DUISBURG, Germany (Reuters) – Powerful labour leaders at Thyssenkrupp <TKAG.DE> have called on the group’s management to come up with a clear strategy for its steel unit, which will remain part of the conglomerate after a failed attempt to merge it with Tata Steel <TISC.NS>.
“We’re core business now. That requires the need for investments,” Tekin Nasikkol, head of the works council of Thyssenkrupp Steel Europe, told journalists. “We reject pure restructuring plans and tough cost cut programmes.”
Thyssenkrupp’s steel unit has come under pressure due to falling prices and high raw material costs and faces 2,000 job cuts, the same level of layoffs that would have been carried out under the previous merger plans with Tata Steel.
Thyssenkrupp Steel Europe’s second-quarter adjusted operating profit plunged 81% to 37 million euros (33 million pounds).
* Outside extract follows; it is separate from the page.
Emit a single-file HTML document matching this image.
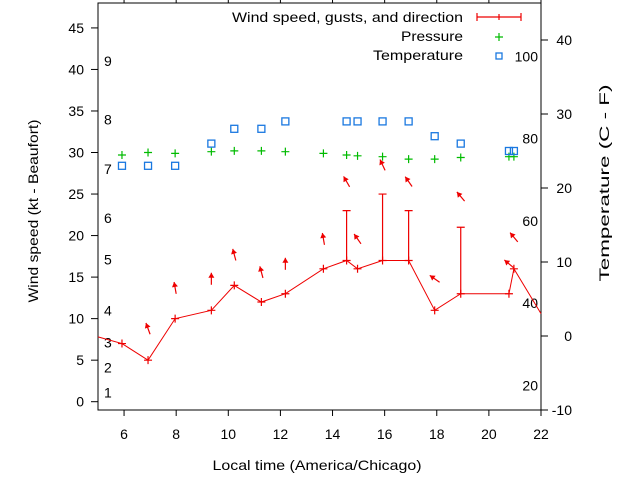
<!DOCTYPE html>
<html><head><meta charset="utf-8"><style>
body{margin:0;background:#fff}
svg{font-family:"Liberation Sans",sans-serif;font-size:14px}
</style></head><body>
<svg id="chart" width="640" height="480" viewBox="0 0 640 480" xmlns="http://www.w3.org/2000/svg"></svg>
<script>
const times=[5.92,6.92,7.96,9.35,10.23,11.27,12.19,13.65,14.54,14.96,15.92,16.92,17.92,18.92,20.77,20.96];
const wind=[7,5,10,11,14,12,13,16,17,16,17,17,11,13,13,16];
const gust=[null,null,null,null,null,null,null,null,23,null,25,23,null,21,null,null];
const pressure=[29.7,30,29.9,30.1,30.2,30.2,30.1,29.9,29.7,29.6,29.5,29.2,29.2,29.4,29.5,29.5];
const tempC=[23,23,23,26,28,28,29,null,29,29,29,29,27,26,25,25];
const tempTimes=[5.92,6.92,7.96,9.35,10.23,11.27,12.19,13.65,14.54,14.96,15.92,16.92,17.92,18.92,20.77,20.96];
const arrowTimes=[6.92,7.96,9.35,10.23,11.27,12.19,13.65,14.54,14.96,15.92,16.92,17.92,18.92,20.77,20.96];
const arrowLevel=[8.8,13.7,14.8,17.7,15.6,16.6,19.6,26.5,19.6,28.5,26.5,14.8,24.7,16.6,19.8];
const arrowDir=[160,170,180,165,165,180,170,150,145,155,145,125,140,130,140];
const xTicks=[6,8,10,12,14,16,18,20,22];
const yTicks=[0,5,10,15,20,25,30,35,40,45];
const y2Ticks=[-10,0,10,20,30,40];
const beaufortLabels=["1","2","3","4","5","6","7","8","9"];
const beaufortKt=[1.1,4.1,7.1,11,17.1,22.1,28,34,41];
const fLabels=[20,40,60,80,100];

const L=98,R=541,T=3,B=410;
const X=h=>L+(h-5)*(R-L)/17;
const Y=v=>B-(v+1)*(B-T)/49;
const Y2=c=>B-(c+10)*(B-T)/55;
const svg=document.getElementById('chart');
const NS='http://www.w3.org/2000/svg';
function el(tag,attrs,parent){const e=document.createElementNS(NS,tag);for(const k in attrs)e.setAttribute(k,attrs[k]);(parent||svg).appendChild(e);return e;}

let frame=el('rect',{x:L,y:T,width:R-L,height:B-T,fill:'none',stroke:'#000','stroke-width':1});



xTicks.forEach(t=>{
  const x=X(t);
  el('line',{x1:x,y1:B,x2:x,y2:B+6,stroke:'#000'});
  el('line',{x1:x,y1:T,x2:x,y2:T-6,stroke:'#000'});
  const tx=el('text',{x:x,y:B+29,'text-anchor':'middle'});tx.textContent=t;
  
  
});
yTicks.forEach(t=>{
  const y=Y(t);
  el('line',{x1:L,y1:y,x2:L-7,y2:y,stroke:'#000'});
  const tx=el('text',{x:84,y:y+5,'text-anchor':'end'});tx.textContent=t;
  
  
});
y2Ticks.forEach(t=>{
  const y=Y2(t);
  el('line',{x1:R,y1:y,x2:R+7,y2:y,stroke:'#000'});
  const tx=el('text',{x:572,y:y+5,'text-anchor':'end'});tx.textContent=t;
  
  
});
beaufortLabels.forEach((s,i)=>{
  const tx=el('text',{x:104,y:Y(beaufortKt[i])+5});tx.textContent=s;
  
  
});
fLabels.forEach(f=>{
  const tx=el('text',{x:538,y:Y2((f-32)*5/9)+5,'text-anchor':'end'});tx.textContent=f;
  
  
});

let pts=[[L,Y(7.8)]];
times.forEach((t,i)=>pts.push([X(t),Y(wind[i])]));
pts.push([R,Y(10.6)]);
let wl=el('polyline',{points:pts.map(p=>p.join(',')).join(' '),fill:'none',stroke:'#e00','stroke-width':1});


times.forEach((t,i)=>{
  const x=X(t),y=Y(wind[i]);
  const g=el('path',{d:`M${x-4},${y}h8M${x},${y-4}v8`,stroke:'#e00','stroke-width':1.2});
  
  
  if(gust[i]!=null){
    const gy=Y(gust[i]);
    const b=el('path',{d:`M${x},${y}V${gy}M${x-4},${gy}h8`,stroke:'#e00','stroke-width':1.2,fill:'none'});
    
    
  }
});
pressure.forEach((p,i)=>{
  const x=X(times[i]),y=Y(p);
  const g=el('path',{d:`M${x-4},${y}h8M${x},${y-4}v8`,stroke:'#0b0','stroke-width':1.2});
  
  
});
tempC.forEach((c,i)=>{
  if(c==null)return;
  const r=el('rect',{x:X(tempTimes[i])-3.5,y:Y2(c)-3.5,width:7,height:7,fill:'none',stroke:'#1a78e0','stroke-width':1.3});
  
  
});
arrowTimes.forEach((t,i)=>{
  const cx=X(t),cy=Y(arrowLevel[i]);
  const a=(arrowDir[i])*Math.PI/180;
  const dx=Math.sin(a)*6,dy=Math.cos(a)*6;
  const hx=cx-dx,hy=cy+dy,tx=cx+dx,ty=cy-dy;
  const ux=(hx-tx)/12,uy=(hy-ty)/12;
  const g=el('g',{});
  
  
  el('line',{x1:tx,y1:ty,x2:hx,y2:hy,stroke:'#e00','stroke-width':1.2},g);
  const px=-uy,py=ux;
  el('polygon',{points:`${hx},${hy} ${hx-ux*5+px*3},${hy-uy*5+py*3} ${hx-ux*5-px*3},${hy-uy*5-py*3}`,fill:'#e00'},g);
});

function txt(s,x,y,anchor,name,len,rot){const t=el('text',{x:x,y:y,'text-anchor':anchor});if(rot)t.setAttribute('transform',rot);
  if(len){t.setAttribute('textLength',len);t.setAttribute('lengthAdjust','spacingAndGlyphs');}
  t.textContent=s;
  
  return t;}
txt('Wind speed, gusts, and direction',463,22,'end','legend-wind-label',231);
let lw=el('path',{d:'M477,17H521M477,13v8M521,13v8M499,14v6',stroke:'#e00','stroke-width':1.2,fill:'none'});


txt('Pressure',463,41,'end','legend-pressure-label',62);
let lp=el('path',{d:'M495,37h8M499,33v8',stroke:'#0b0','stroke-width':1.2});


txt('Temperature',463,60,'end','legend-temperature-label',90);
let lt=el('rect',{x:496,y:53,width:6,height:6,fill:'none',stroke:'#1a78e0','stroke-width':1.3});



txt('Local time (America/Chicago)',317,470,'middle','x-axis-title',209);
txt('Wind speed (kt - Beaufort)',38,211,'middle','y-axis-title',183,'rotate(-90 38 211)');
txt('Temperature (C - F)',609,183,'middle','y2-axis-title',197,'rotate(-90 609 183)');
</script>
</body></html>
The elevators-to-submarines group last month scrapped the joint venture plan after it became apparent that the European Commission would block it, causing a u-turn in strategy. Thyssenkrupp now expects to keep a majority in the business in the long-term.
Chief Executive Guido Kerkhoff told Reuters a day earlier that the situation in the steel market remained tough and that there were no signs of a turnaround. “We want to develop the steel business on our own,” he said.